In case that all sounds a bit too idyllic, remember that we still have to fight over schoolwork, do the washing, cook the meals.... oh, and the bracket in the alternator broke again. Scott had to manufacture a new one, which he managed to do using alloy donated by helpful friends and the ancient tool bench of a large rock and hammer.

We spent some days in the very pretty Inca village, which is split into two smaller settlements – one Muslim and one Catholic. The two belief systems seem to get on very well together and the people were, as everywhere, warm and friendly. We ate coconuts on the steps of the huge Catholic church and invited our nice guide and his friends over for coffee. It's strange, but in some villages we are constantly harassed by local boats to buy and donate – in a village called Lingeh recently the demands were so relentless that we eventually stayed inside until dark so that they would all go away! Mostly, though, people paddle their dug-out canoes to have a look at the boat and shout 'hello mister!' and are happy to chat and smile. The kids are generally happy with t-shirts and some school books or pens and they like capsizing their canoes and swimming near us.

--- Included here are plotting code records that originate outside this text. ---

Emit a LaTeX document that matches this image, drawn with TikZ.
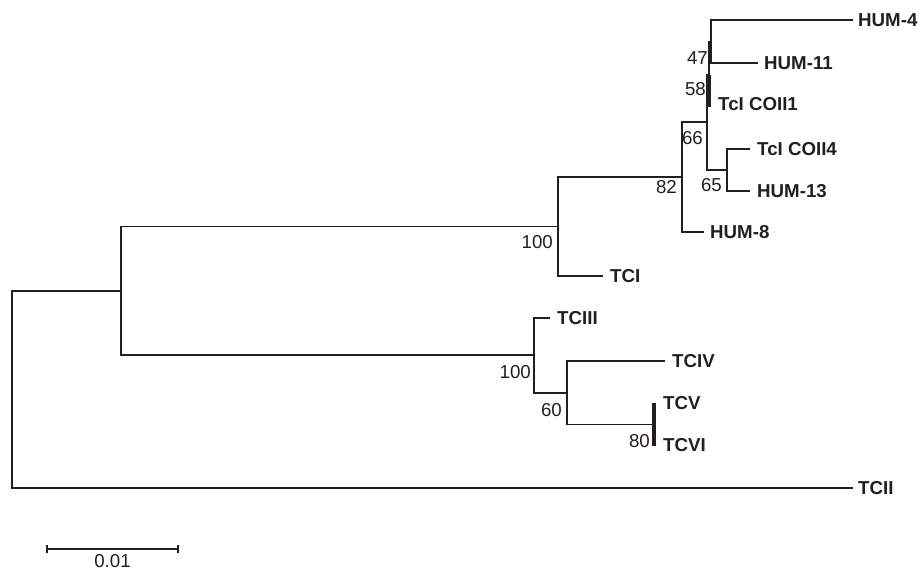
\documentclass[tikz,border=0pt]{standalone}
\usepackage{fontspec}
\setmainfont{Liberation Sans}
\definecolor{ink}{HTML}{231F20}
\begin{document}
\begin{tikzpicture}[x=1pt,y=-1pt,
  branch/.style={draw=ink,line width=1.9pt,line cap=rect},
  heavy/.style={draw=ink,line width=3.4pt},
  taxon/.style={anchor=west,inner sep=0pt,text=ink,font=\fontsize{18.7}{22}\selectfont\bfseries},
  boot/.style={anchor=east,inner sep=0pt,text=ink,font=\fontsize{18.7}{22}\selectfont},
  scalelbl/.style={anchor=north,inner sep=0pt,text=ink,font=\fontsize{18.7}{22}\selectfont}]
\useasboundingbox (0,0) rectangle (921,570);
% internal nodes
\coordinate (root) at (12,389.5);
\coordinate (nA) at (121,291);
\coordinate (n100u) at (558,226.5);
\coordinate (n82) at (682,177);
\coordinate (n66) at (707,122);
\coordinate (n58) at (709,74.5);
\coordinate (n47) at (711,41.5);
\coordinate (n65) at (727,170);
\coordinate (n100l) at (534,355);
\coordinate (n60) at (567,393);
\coordinate (n80) at (654,424.5);
% tips
\coordinate (hum4) at (852,20);
\coordinate (hum11) at (757,63);
\coordinate (coii1) at (709,107);
\coordinate (coii4) at (749,149);
\coordinate (hum13) at (749,191);
\coordinate (hum8) at (703,232);
\coordinate (tci) at (602,276);
\coordinate (tciii) at (549,318);
\coordinate (tciv) at (664,361);
\coordinate (tcv) at (654,403);
\coordinate (tcvi) at (654,446);
\coordinate (tcii) at (852,488);
% branches
\draw[branch] (root) |- (nA);
\draw[branch] (root) |- (tcii);
\draw[branch] (nA) |- (n100u);
\draw[branch] (nA) |- (n100l);
\draw[branch] (n100u) |- (n82);
\draw[branch] (n100u) |- (tci);
\draw[branch] (n82) |- (n66);
\draw[branch] (n82) |- (hum8);
\draw[branch] (n66) |- (n58);
\draw[branch] (n66) |- (n65);
\draw[branch] (n58) |- (n47);
\draw[heavy] (n58) |- (coii1);
\draw[branch] (n47) |- (hum4);
\draw[branch] (n47) |- (hum11);
\draw[branch] (n65) |- (coii4);
\draw[branch] (n65) |- (hum13);
\draw[branch] (n100l) |- (tciii);
\draw[branch] (n100l) |- (n60);
\draw[branch] (n60) |- (tciv);
\draw[branch] (n60) |- (n80);
\draw[heavy] (n80) |- (tcv);
\draw[heavy] (n80) |- (tcvi);
% taxon labels
\node[taxon] (lhum4) at ([shift={(6,0)}]hum4) {HUM-4};
\node[taxon] (lhum11) at ([shift={(7,0)}]hum11) {HUM-11};
\node[taxon] (lcoii1) at ([shift={(9,-3)}]coii1) {TcI COII1};
\node[taxon] (lcoii4) at ([shift={(8,0)}]coii4) {TcI COII4};
\node[taxon] (lhum13) at ([shift={(8,0)}]hum13) {HUM-13};
\node[taxon] (lhum8) at ([shift={(7,0)}]hum8) {HUM-8};
\node[taxon] (ltci) at ([shift={(8,0)}]tci) {TCI};
\node[taxon] (ltciii) at ([shift={(8,0)}]tciii) {TCIII};
\node[taxon] (ltciv) at ([shift={(8,0)}]tciv) {TCIV};
\node[taxon] (ltcv) at ([shift={(9,0)}]tcv) {TCV};
\node[taxon] (ltcvi) at ([shift={(9,-1)}]tcvi) {TCVI};
\node[taxon] (ltcii) at ([shift={(6,0)}]tcii) {TCII};
% bootstrap values
\node[boot] (b47) at ([shift={(-3,16.5)}]n47) {47};
\node[boot] (b58) at ([shift={(-3,14.5)}]n58) {58};
\node[boot] (b66) at ([shift={(-4,16)}]n66) {66};
\node[boot] (b65) at ([shift={(-5,15)}]n65) {65};
\node[boot] (b82) at ([shift={(-5,10)}]n82) {82};
\node[boot] (b100u) at ([shift={(-5,15.5)}]n100u) {100};
\node[boot] (b100l) at ([shift={(-3,17)}]n100l) {100};
\node[boot] (b60) at ([shift={(-5,17)}]n60) {60};
\node[boot] (b80) at ([shift={(-4,16.5)}]n80) {80};
% scale bar
\coordinate (sbL) at (47,549);
\coordinate (sbR) at (178,549);
\draw[branch,line cap=butt] (sbL) -- (sbR);
\draw[draw=ink,line width=2.2pt] ([shift={(0,-4)}]sbL) -- ([shift={(0,4)}]sbL);
\draw[draw=ink,line width=2.2pt] ([shift={(0,-4)}]sbR) -- ([shift={(0,4)}]sbR);
\node[scalelbl] (sblabel) at (112.5,554.5) {0.01};
\end{tikzpicture}
\end{document}
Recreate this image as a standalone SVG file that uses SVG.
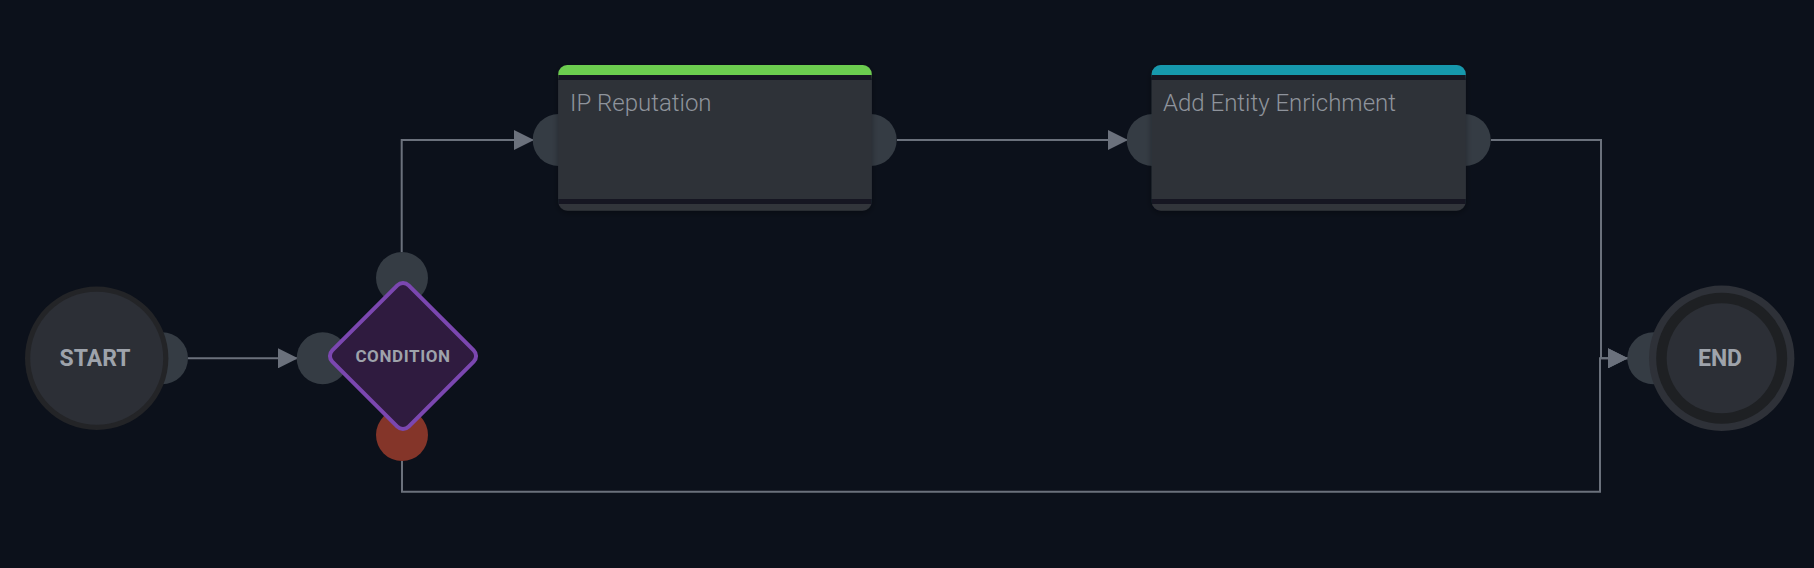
<svg xmlns="http://www.w3.org/2000/svg" width="1814" height="568" viewBox="0 0 1814 568">
<style>
.port{fill:#353c44}
.conn{fill:none;stroke:#6b717c;stroke-width:2}
.lbl{font-family:Roboto,"Liberation Sans",sans-serif;font-weight:700;fill:#9ea3ab;text-anchor:middle}
.title{font-family:Roboto,"Liberation Sans",sans-serif;font-weight:300;font-size:24px;fill:#8f949c}
.body{fill:#2d3038}
.strip{fill:#131821}
.foot{fill:#31343a}
</style>
<defs>
<marker id="arr" viewBox="0 0 20 20" refX="20" refY="10" markerWidth="20" markerHeight="20" markerUnits="userSpaceOnUse" orient="auto">
<path d="M0 0 L20 10 L0 20 z" fill="#6b717c"/>
</marker>
<filter id="sh" x="-10%" y="-10%" width="120%" height="130%">
<feDropShadow dx="0" dy="2" stdDeviation="3" flood-color="#000" flood-opacity="0.35"/>
</filter>
</defs>
<rect width="1814" height="568" fill="#0c111b"/>

<g id="connectors">
<path class="conn" d="M188 358.3 H298" marker-end="url(#arr)"/>
<path class="conn" d="M401.7 252 V140 H534" marker-end="url(#arr)"/>
<path class="conn" d="M897 140 H1128" marker-end="url(#arr)"/>
<path class="conn" d="M1491 140 H1601 V358.3 H1628" marker-end="url(#arr)"/>
<path class="conn" d="M402 461 V491.7 H1600 V358.3 H1628" marker-end="url(#arr)"/>
</g>

<g id="start">
<circle class="port" cx="162" cy="358.3" r="26"/>
<circle cx="96.7" cy="358.3" r="71.7" fill="#232427"/>
<circle cx="96.7" cy="358.3" r="66.5" fill="#2c2f36"/>
<text class="lbl" x="95" y="366" font-size="23">START</text>
</g>

<g id="condition">
<circle class="port" cx="322.7" cy="358.3" r="26"/>
<circle class="port" cx="402" cy="278" r="26"/>
<circle cx="402" cy="435" r="26" fill="#843529"/>
<rect x="349" y="302" width="108" height="108" rx="8" transform="rotate(45 403 356)" fill="#2f1b3f" stroke="#7b47b0" stroke-width="4"/>
<text class="lbl" x="403" y="362" font-size="17" letter-spacing="0.6">CONDITION</text>
</g>

<g id="ip-reputation">
<circle class="port" cx="558.7" cy="140" r="26"/>
<circle class="port" cx="870.7" cy="140" r="26"/>
<g filter="url(#sh)">
<rect x="558.3" y="65" width="313.4" height="145.7" rx="9" class="foot"/>
<rect x="558.3" y="65" width="313.4" height="20" rx="9" fill="#6ccc4f"/>
<rect x="558.3" y="75" width="313.4" height="5" class="strip"/>
<rect x="558.3" y="80" width="313.4" height="119" class="body"/>
<rect x="558.3" y="199" width="313.4" height="5" class="strip"/>
</g>
<text class="title" x="570" y="111">IP Reputation</text>
</g>

<g id="add-entity-enrichment">
<circle class="port" cx="1152.7" cy="140" r="26"/>
<circle class="port" cx="1464.7" cy="140" r="26"/>
<g filter="url(#sh)">
<rect x="1151.7" y="65" width="314" height="145.7" rx="9" class="foot"/>
<rect x="1151.7" y="65" width="314" height="20" rx="9" fill="#1798ad"/>
<rect x="1151.7" y="75" width="314" height="5" class="strip"/>
<rect x="1151.7" y="80" width="314" height="119" class="body"/>
<rect x="1151.7" y="199" width="314" height="5" class="strip"/>
</g>
<text class="title" x="1163" y="111">Add Entity Enrichment</text>
</g>

<g id="end">
<circle class="port" cx="1653.3" cy="358.3" r="26"/>
<circle cx="1721.7" cy="358.3" r="72.7" fill="#2e3138"/>
<circle cx="1721.7" cy="358.3" r="65.5" fill="#1e2023"/>
<circle cx="1721.7" cy="358.3" r="55" fill="#2c2f36"/>
<text class="lbl" x="1720" y="366" font-size="23">END</text>
</g>
</svg>
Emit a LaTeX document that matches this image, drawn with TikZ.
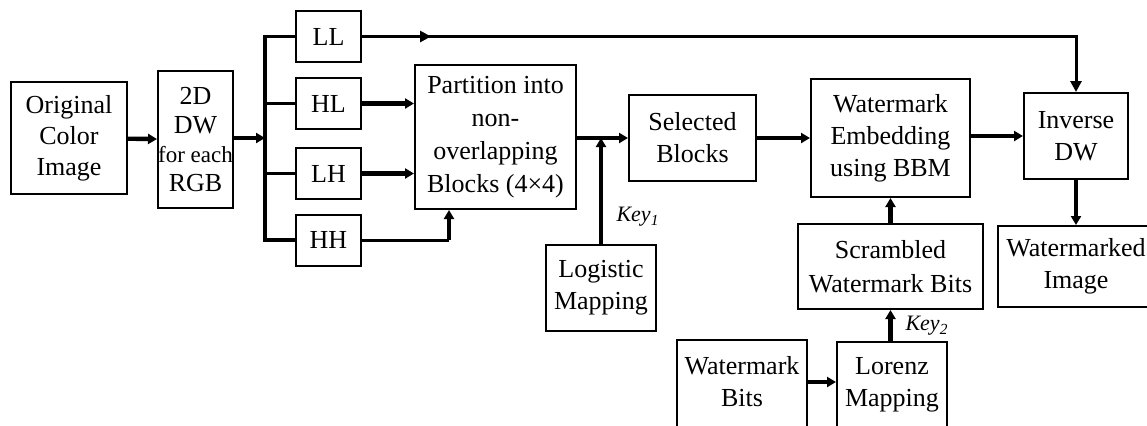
\documentclass[tikz,border=0pt]{standalone}
\usepackage{fontspec}
\setmainfont{Liberation Serif}
\usetikzlibrary{arrows.meta}
\begin{document}
\begin{tikzpicture}[x=0.5pt,y=-0.5pt,
  box/.style={draw,line width=1pt,inner sep=0pt,align=center,font=\fontsize{13}{16}\selectfont},
  thk/.style={line width=2.2pt,-{Triangle[length=4.5pt,width=5pt]}},
  thn/.style={line width=1.5pt},
  thnarr/.style={line width=1.5pt,-{Triangle[length=5.5pt,width=5.5pt]}},
  keylbl/.style={inner sep=0pt,font=\fontsize{11}{13}\selectfont\itshape}]
\useasboundingbox (0,0) rectangle (1147,425);
\clip (0,0) rectangle (1147,425);

% nodes
\node[box,minimum width=58pt,minimum height=56pt,font=\fontsize{13}{15.5}\selectfont] (orig) at (69,138) {Original\\Color\\Image};
\node[box,minimum width=37.5pt,minimum height=68.5pt,font=\fontsize{13}{14.5}\selectfont] (dw) at (195.5,139.5) {2D\\DW\\{\fontsize{11.5}{14.5}\selectfont for each}\\RGB};
\node[box,minimum width=32.5pt,minimum height=25.5pt] (LL) at (328.5,36.5) {LL};
\node[box,minimum width=32.5pt,minimum height=25.5pt] (HL) at (328.5,103.5) {HL};
\node[box,minimum width=32.5pt,minimum height=25.5pt] (LH) at (328.5,173.5) {LH};
\node[box,minimum width=32.5pt,minimum height=25.5pt] (HH) at (328.5,240) {HH};
\node[box,minimum width=80.5pt,minimum height=72pt,font=\fontsize{13}{16.5}\selectfont] (part) at (495.5,137) {Partition into\\non-\\overlapping\\Blocks (4×4)};
\node[box,minimum width=63.5pt,minimum height=43pt] (sel) at (692.5,138) {Selected\\Blocks};
\node[box,minimum width=55pt,minimum height=43pt] (log) at (601,288) {Logistic\\Mapping};
\node[box,minimum width=79.5pt,minimum height=59pt] (emb) at (890.5,138) {Watermark\\Embedding\\using BBM};
\node[box,minimum width=52pt,minimum height=43pt] (inv) at (1076,136) {Inverse\\DW};
\node[box,minimum width=78pt,minimum height=40.5pt] (wmi) at (1076,266.5) {Watermarked\\Image};
\node[box,minimum width=92.5pt,minimum height=42.5pt,font=\fontsize{13}{17}\selectfont] (scr) at (890.5,266.5) {Scrambled\\Watermark Bits};
\node[box,minimum width=65pt,minimum height=44pt] (wb) at (742,384) {Watermark\\Bits\\[-13pt]};
\node[box,minimum width=55pt,minimum height=43pt] (lor) at (892,385) {Lorenz\\Mapping\\[-13pt]};

\node[keylbl] (k1) at (638,217) {Key\textsubscript{1}};
\node[keylbl] (k2) at (927,326) {Key\textsubscript{2}};

% coordinates
\coordinate (busmid) at (265,138);
\coordinate (llmid) at (431,36.5);
\coordinate (hhturn) at (449,240);
\coordinate (selin) at (601,138);

% connectors
\draw[thk] (orig) -- (dw);
\draw[thk] (dw.east |- busmid) -- (busmid);
\draw[line width=1.8pt] (LL.west) -- (LL.west -| busmid) -- (HH.west -| busmid) -- (HH.west);
\draw[thn] (HL.west -| busmid) -- (HL.west);
\draw[thn] (LH.west -| busmid) -- (LH.west);
\draw[thk] (HL.east) -- (HL.east -| part.west);
\draw[thk] (LH.east) -- (LH.east -| part.west);
\draw[thn] (HH.east) -- (hhturn);
\draw[thk] (hhturn) -- (hhturn |- part.south);
\draw[thnarr] (LL.east) -- (LL.east -| inv.north) -- (inv.north);
\draw[thnarr] (LL.east) -- (llmid);
\draw[thk] (part.east |- sel) -- (sel.west);
\draw[thk] (log.north) -- (selin);
\draw[thk] (sel) -- (emb);
\draw[thk] (emb.east |- inv) -- (inv.west);
\draw[thk] (inv.south) -- (wmi.north);
\draw[thk] (scr.north) -- (emb.south);
\draw[thk] (lor.north -| scr) -- (scr.south);
\draw[thk] (wb.east |- 0,382) -- (lor.west |- 0,382);
\end{tikzpicture}
\end{document}
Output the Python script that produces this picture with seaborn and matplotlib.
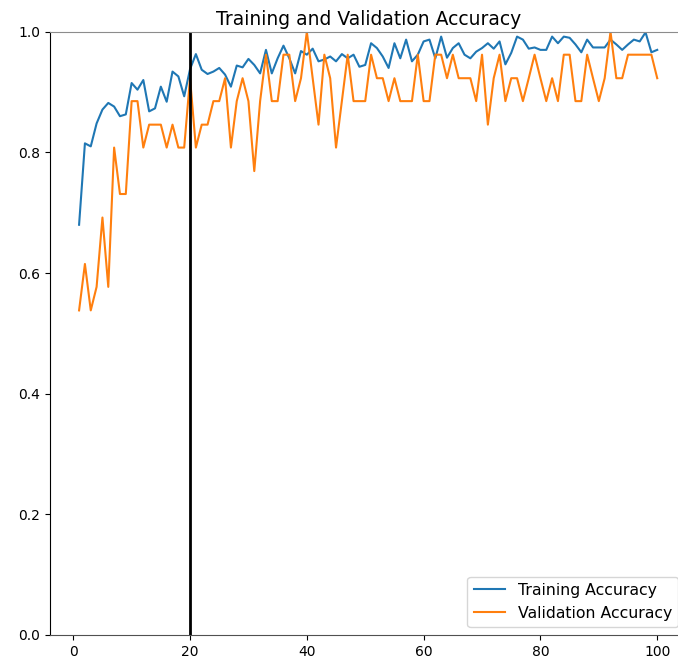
import numpy as np
import pandas as pd
import matplotlib
matplotlib.use('Agg')
import matplotlib.pyplot as plt
import seaborn as sns

# accuracy per epoch
epochs = list(range(1, 101))

train_acc = [0.680, 0.815, 0.810, 0.848, 0.871, 0.882, 0.876, 0.860, 0.863, 0.915,
             0.904, 0.920, 0.868, 0.873, 0.909, 0.884, 0.934, 0.926, 0.893, 0.938,
             0.963, 0.937, 0.930, 0.934, 0.940, 0.929, 0.909, 0.944, 0.941, 0.955,
             0.945, 0.931, 0.970, 0.931, 0.956, 0.977, 0.956, 0.931, 0.968, 0.962,
             0.972, 0.951, 0.954, 0.959, 0.951, 0.963, 0.956, 0.962, 0.942, 0.945,
             0.981, 0.973, 0.959, 0.940, 0.981, 0.956, 0.987, 0.951, 0.962, 0.984,
             0.987, 0.956, 0.992, 0.957, 0.973, 0.981, 0.962, 0.956, 0.967, 0.973,
             0.981, 0.972, 0.984, 0.946, 0.965, 0.992, 0.987, 0.972, 0.974, 0.970,
             0.970, 0.992, 0.981, 0.992, 0.990, 0.979, 0.966, 0.987, 0.974, 0.974,
             0.974, 0.987, 0.979, 0.970, 0.979, 0.987, 0.984, 0.999, 0.966, 0.970]

val_acc = [0.538, 0.615, 0.538, 0.577, 0.692, 0.577, 0.808, 0.731, 0.731, 0.885,
           0.885, 0.808, 0.846, 0.846, 0.846, 0.808, 0.846, 0.808, 0.808, 0.923,
           0.808, 0.846, 0.846, 0.885, 0.885, 0.923, 0.808, 0.885, 0.923, 0.885,
           0.769, 0.885, 0.962, 0.885, 0.885, 0.962, 0.962, 0.885, 0.923, 1.000,
           0.923, 0.846, 0.962, 0.923, 0.808, 0.885, 0.962, 0.885, 0.885, 0.885,
           0.962, 0.923, 0.923, 0.885, 0.923, 0.885, 0.885, 0.885, 0.962, 0.885,
           0.885, 0.962, 0.962, 0.923, 0.962, 0.923, 0.923, 0.923, 0.885, 0.962,
           0.846, 0.923, 0.962, 0.885, 0.923, 0.923, 0.885, 0.923, 0.962, 0.923,
           0.885, 0.923, 0.885, 0.962, 0.962, 0.885, 0.885, 0.962, 0.923, 0.885,
           0.923, 1.000, 0.923, 0.923, 0.962, 0.962, 0.962, 0.962, 0.962, 0.923]

fine_tune_at = 20

df = pd.DataFrame({'epoch': epochs, 'train': train_acc, 'val': val_acc})

fig = plt.figure(figsize=(6.78, 6.62), dpi=100)
# axes run a little past the right edge, like the cropped original
ax = fig.add_axes([0.074, 0.041, 0.938, 0.911])

sns.lineplot(data=df, x='epoch', y='train', color='#1f77b4', label='Training Accuracy', ax=ax)
sns.lineplot(data=df, x='epoch', y='val', color='#ff7f0e', label='Validation Accuracy', ax=ax)
ax.axvline(fine_tune_at, color='black', linewidth=2)

ax.set_ylim(0, 1.0)
ax.set_xticks([0, 20, 40, 60, 80, 100])
ax.set_xlabel('')
ax.set_ylabel('')
ax.spines['top'].set_color('#8c8c8c')
ax.spines['bottom'].set_color('#505050')
ax.set_title('Training and Validation Accuracy', fontsize=13.5, pad=5)
ax.legend(loc='lower right', fontsize=11.3)

fig.savefig('out.png', dpi=100)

When we go into a village I carry lolly-pops and balloons in my bag for kids that we meet in the streets. We are always having babies thrust into our arms and our oohs and aahs are much appreciated.

Here in Labuan we will look into the merits of the various Komodo and Rincha anchorages so that we can see some Komodo dragons and decide where to go next. Apparently there are some expectations about paying fees to even step onto the beach but we shall seek some local knowledge about where to go. Hopefully we won't be eaten. We have to be in Bali by the middle of September to renew our visas so that is our main deadline. In the meantime, we'll look for dragons and hope to see them for free and at a safe distance!